Tilray Brands, Inc. (NASDAQ:TLRY) recently released its financial results for the first quarter of fiscal 2024, revealing a larger-than-expected loss while surpassing revenue expectations outlined in the Zacks Consensus Estimate.
Over the past quarter, the company’s stock performance showed resilience, with a 41.3% increase, a notable contrast to the industry’s 17.1% downturn. Currently holding a Zacks Rank #3 (Hold), Tilray Brands’ performance has garnered significant attention.
Key Q1 Highlights
Tilray Brands disclosed a quarterly loss of 10 cents per share, surpassing the Zacks Consensus Estimate of a 5-cent loss. However, it’s important to note that the company’s performance in this regard has improved since the prior year when it reported a loss of 13 cents per share.
Total revenues painted a positive picture, rising by 15% year-over-year to reach $177 million, exceeding the consensus estimate of $175 million. Within this revenue stream, cannabis net revenues also experienced a boost, increasing by 20% to $70 million. Moreover, net cannabis revenues reached $71 million for the quarter, marking a substantial 22% rise when measured in constant currency terms. Beverage alcohol net revenues were not far behind, showing a 17% increase to $24 million. Distribution net revenues also played their part, growing by 14% to $69 million, and on a constant-currency basis, distribution revenues amounted to $67 million, representing an 11% increase from the prior-year quarter.
While the financial results showed promising revenue growth, the adjusted gross profit for the quarter stood at $49 million, with the adjusted gross margin contracting by 400 basis points to 28% when compared to the prior-year quarter.
Adjusted EBITDA for the period amounted to $11.4 million, down from $13.5 million in the prior-year quarter. This decline was primarily attributed to the absence of HEXO advisory fee revenues recorded in the previous year.

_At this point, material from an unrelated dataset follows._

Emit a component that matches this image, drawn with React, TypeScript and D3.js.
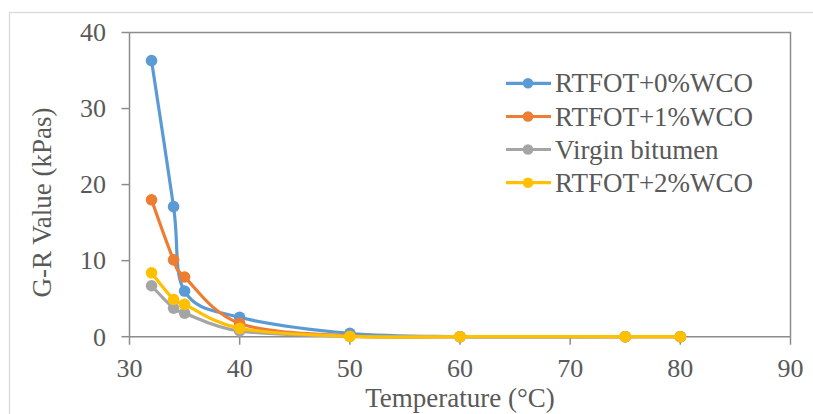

The company celebrated an annualized run-rate savings of $17.1 million, associated with the $27 million synergy plan connected to the HEXO acquisition. Tilray Brands is confident in its integration plan and sees HEXO as a successful acquisition. Additionally, the company has achieved $6.8 million in annualized run-rate savings linked to an $8 million cost reduction plan implemented in Europe.
Other Financial Aspects
At the close of the reported quarter, Tilray Brands held cash and cash equivalents of $177.5 million, net accounts receivable of $82.1 million, and stockholders’ equity totaling $3,379.4 million, not including non-controlling interest of $22.2 million.
Outlook
Management has reiterated its outlook for the fiscal year ending May 31, 2024, with adjusted EBITDA projected to be in the range of $68 million to $78 million, indicating growth in the range of 11% to 27% compared to fiscal 2023. Additionally, the company anticipates generating positive adjusted free cash flow.